--- BEGIN ---

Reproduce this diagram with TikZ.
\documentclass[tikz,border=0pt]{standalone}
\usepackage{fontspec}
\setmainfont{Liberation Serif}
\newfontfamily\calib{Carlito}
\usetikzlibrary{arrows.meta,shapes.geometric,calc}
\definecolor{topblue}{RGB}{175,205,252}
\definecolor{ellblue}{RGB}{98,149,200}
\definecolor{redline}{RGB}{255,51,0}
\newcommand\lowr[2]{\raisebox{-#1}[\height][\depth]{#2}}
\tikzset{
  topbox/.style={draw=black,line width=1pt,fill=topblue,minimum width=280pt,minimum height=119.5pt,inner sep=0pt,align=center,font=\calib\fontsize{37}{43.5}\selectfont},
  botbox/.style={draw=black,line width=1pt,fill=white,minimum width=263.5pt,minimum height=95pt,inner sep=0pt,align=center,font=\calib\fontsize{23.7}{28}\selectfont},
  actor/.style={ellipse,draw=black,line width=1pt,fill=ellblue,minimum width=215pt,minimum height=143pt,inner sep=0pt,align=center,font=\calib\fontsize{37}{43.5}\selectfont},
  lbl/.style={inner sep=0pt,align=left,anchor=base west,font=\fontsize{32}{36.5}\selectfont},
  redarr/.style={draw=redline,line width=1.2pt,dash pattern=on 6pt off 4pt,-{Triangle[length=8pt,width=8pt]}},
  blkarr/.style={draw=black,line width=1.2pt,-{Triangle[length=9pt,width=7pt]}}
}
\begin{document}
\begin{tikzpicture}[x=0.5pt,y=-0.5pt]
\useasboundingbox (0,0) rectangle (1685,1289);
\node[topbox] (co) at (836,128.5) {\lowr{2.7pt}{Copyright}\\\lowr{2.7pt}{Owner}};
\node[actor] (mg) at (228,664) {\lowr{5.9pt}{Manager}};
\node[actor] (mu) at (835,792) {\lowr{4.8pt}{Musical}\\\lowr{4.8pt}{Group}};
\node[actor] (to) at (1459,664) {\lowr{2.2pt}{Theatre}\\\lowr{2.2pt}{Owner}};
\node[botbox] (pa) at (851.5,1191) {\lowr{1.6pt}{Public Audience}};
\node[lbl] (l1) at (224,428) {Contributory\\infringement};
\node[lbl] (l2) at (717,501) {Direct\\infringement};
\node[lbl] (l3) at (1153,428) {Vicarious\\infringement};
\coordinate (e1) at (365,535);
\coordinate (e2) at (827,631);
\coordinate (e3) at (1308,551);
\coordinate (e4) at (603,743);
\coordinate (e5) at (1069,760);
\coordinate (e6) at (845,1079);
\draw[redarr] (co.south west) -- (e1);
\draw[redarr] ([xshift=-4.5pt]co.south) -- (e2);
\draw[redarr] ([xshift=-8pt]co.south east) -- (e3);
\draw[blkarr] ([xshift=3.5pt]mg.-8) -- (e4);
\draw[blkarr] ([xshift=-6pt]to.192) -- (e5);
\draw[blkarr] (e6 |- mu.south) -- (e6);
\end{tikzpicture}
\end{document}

--- END ---
--- BEGIN ---

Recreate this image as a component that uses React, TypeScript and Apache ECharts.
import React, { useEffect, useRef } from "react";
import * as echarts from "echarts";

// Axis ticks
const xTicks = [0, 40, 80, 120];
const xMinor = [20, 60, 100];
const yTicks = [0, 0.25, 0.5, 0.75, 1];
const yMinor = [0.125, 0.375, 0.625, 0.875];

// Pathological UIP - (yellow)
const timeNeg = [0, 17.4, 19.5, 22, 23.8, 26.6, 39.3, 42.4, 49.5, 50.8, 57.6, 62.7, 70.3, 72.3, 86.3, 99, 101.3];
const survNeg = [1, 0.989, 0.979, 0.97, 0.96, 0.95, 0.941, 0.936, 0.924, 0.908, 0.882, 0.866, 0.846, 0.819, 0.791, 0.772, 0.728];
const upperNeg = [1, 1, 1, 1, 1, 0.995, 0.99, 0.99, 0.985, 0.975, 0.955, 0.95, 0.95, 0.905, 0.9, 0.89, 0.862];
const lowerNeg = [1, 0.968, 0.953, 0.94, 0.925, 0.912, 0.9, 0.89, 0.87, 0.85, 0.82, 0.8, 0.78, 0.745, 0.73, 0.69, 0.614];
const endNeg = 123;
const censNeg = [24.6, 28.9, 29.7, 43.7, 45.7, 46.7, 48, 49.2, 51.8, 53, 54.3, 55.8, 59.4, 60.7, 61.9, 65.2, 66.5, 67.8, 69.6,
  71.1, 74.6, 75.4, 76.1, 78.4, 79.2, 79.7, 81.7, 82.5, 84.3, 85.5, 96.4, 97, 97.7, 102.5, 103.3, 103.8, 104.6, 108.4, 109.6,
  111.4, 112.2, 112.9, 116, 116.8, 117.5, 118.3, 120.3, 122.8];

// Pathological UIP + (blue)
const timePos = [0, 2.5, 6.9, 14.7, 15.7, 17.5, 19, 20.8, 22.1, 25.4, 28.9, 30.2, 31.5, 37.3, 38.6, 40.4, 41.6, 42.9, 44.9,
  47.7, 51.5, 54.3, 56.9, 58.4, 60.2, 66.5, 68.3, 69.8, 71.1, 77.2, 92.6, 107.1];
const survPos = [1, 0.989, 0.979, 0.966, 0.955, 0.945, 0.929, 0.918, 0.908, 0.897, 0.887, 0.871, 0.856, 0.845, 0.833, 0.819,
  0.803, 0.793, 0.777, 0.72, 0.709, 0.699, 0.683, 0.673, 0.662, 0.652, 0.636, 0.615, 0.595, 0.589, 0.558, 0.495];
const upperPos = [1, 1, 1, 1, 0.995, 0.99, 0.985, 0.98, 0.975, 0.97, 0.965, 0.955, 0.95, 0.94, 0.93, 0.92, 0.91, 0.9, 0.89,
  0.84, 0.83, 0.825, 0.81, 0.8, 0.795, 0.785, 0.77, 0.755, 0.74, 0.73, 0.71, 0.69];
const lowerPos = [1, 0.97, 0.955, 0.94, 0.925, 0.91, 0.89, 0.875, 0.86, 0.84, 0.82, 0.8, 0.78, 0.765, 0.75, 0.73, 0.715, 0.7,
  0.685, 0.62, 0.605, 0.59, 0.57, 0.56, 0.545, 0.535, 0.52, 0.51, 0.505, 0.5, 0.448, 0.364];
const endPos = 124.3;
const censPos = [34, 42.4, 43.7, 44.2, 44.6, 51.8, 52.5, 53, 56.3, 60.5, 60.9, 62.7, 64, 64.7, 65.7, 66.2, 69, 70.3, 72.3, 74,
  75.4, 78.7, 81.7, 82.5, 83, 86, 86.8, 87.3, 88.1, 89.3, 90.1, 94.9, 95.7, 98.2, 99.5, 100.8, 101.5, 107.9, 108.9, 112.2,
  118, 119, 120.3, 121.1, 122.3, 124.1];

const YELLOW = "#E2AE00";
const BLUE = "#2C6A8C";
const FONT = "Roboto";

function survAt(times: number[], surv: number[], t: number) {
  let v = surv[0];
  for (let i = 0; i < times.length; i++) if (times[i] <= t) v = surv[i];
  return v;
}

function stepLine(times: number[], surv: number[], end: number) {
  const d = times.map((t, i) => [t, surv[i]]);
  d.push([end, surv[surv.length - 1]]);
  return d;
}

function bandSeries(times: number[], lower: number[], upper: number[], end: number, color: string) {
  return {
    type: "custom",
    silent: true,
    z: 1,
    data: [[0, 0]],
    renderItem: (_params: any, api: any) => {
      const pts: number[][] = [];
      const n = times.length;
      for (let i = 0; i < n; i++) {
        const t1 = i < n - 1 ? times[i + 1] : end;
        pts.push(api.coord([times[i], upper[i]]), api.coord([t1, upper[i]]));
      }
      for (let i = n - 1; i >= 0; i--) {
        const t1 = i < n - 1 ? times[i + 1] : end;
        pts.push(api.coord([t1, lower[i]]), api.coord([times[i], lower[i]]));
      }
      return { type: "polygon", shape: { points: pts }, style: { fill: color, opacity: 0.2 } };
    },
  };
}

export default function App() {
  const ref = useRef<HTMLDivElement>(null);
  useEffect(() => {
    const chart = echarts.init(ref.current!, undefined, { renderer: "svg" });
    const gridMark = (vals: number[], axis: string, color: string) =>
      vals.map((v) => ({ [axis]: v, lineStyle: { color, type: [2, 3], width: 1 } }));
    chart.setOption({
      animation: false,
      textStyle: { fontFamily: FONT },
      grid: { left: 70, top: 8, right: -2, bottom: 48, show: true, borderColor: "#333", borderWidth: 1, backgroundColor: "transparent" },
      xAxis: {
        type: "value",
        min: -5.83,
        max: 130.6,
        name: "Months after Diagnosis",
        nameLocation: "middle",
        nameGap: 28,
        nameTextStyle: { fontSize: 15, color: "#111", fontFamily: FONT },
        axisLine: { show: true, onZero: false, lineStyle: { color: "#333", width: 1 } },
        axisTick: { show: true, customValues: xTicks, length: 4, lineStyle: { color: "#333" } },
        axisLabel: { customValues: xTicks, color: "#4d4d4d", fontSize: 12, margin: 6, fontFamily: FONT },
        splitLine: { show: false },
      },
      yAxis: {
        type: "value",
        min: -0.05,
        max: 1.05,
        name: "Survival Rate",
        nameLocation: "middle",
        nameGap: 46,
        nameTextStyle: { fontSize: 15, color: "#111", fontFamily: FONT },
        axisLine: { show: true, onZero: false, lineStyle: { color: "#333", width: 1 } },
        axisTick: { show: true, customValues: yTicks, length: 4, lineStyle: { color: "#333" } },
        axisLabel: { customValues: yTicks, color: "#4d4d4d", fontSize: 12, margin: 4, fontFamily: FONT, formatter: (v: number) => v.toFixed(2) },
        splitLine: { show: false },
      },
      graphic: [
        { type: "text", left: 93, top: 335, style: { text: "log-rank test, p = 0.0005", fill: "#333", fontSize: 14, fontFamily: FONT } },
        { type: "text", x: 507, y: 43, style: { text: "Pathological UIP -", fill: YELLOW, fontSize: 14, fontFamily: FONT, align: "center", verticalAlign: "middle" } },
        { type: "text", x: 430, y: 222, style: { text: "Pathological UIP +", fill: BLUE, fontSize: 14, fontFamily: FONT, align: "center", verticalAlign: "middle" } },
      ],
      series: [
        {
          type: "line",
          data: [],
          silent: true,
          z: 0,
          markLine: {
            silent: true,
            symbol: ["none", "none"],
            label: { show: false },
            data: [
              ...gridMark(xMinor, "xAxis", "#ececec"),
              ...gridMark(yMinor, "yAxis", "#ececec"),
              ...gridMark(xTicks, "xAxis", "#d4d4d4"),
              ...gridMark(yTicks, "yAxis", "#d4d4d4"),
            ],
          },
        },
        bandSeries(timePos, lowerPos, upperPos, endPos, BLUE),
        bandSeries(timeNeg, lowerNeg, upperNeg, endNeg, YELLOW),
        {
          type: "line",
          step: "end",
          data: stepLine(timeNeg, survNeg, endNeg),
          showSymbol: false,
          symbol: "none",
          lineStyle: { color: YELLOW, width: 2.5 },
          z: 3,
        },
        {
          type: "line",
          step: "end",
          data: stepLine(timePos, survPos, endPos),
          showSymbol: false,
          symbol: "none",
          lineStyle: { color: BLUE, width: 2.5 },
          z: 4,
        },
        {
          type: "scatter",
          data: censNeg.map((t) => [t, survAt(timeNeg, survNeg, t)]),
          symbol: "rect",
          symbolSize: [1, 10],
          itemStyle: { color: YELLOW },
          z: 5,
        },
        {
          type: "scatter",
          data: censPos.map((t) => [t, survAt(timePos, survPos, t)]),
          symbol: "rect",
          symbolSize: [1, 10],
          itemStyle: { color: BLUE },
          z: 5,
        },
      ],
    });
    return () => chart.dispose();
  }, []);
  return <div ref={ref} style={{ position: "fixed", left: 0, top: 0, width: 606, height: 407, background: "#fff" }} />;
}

--- END ---
--- BEGIN ---

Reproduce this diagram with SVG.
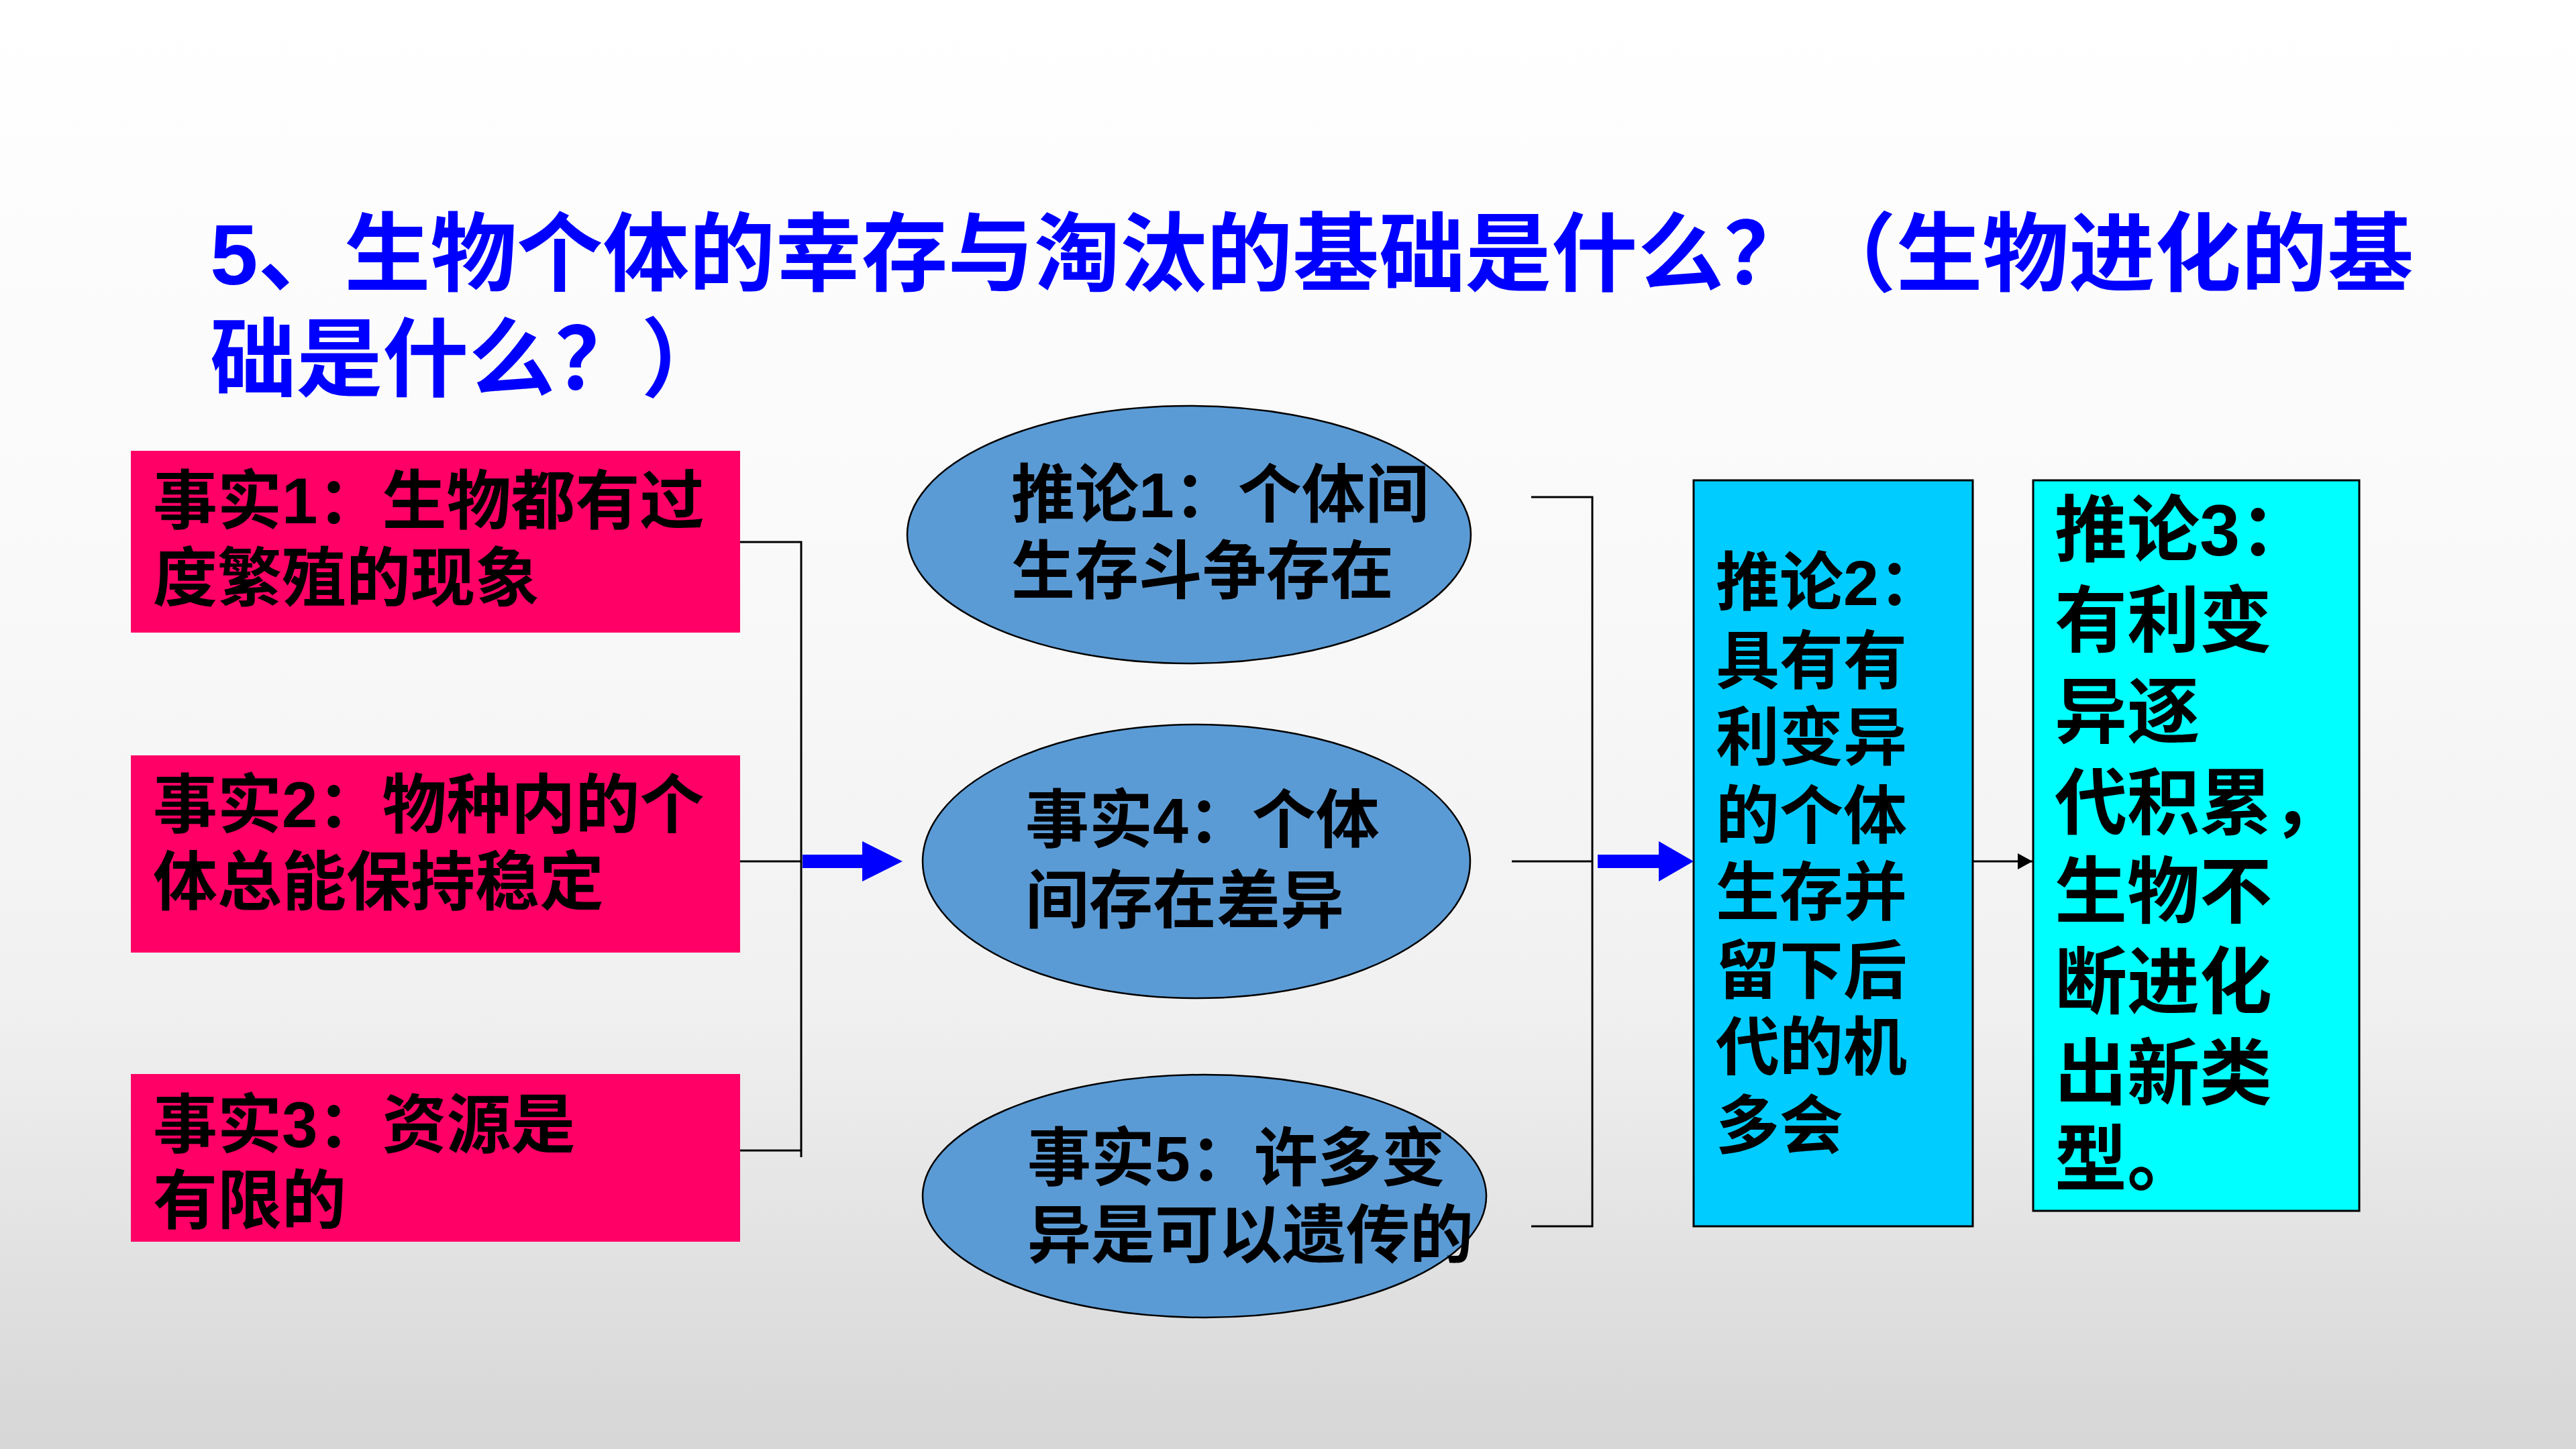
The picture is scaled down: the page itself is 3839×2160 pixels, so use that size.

--- END ---

SHORT TASK:
Copy every line in the listing above where the string "that" turns up.

ANSWER IN FULL:
Recreate this image as a component that uses React, TypeScript and Apache ECharts.
The picture is scaled down: the page itself is 3839×2160 pixels, so use that size.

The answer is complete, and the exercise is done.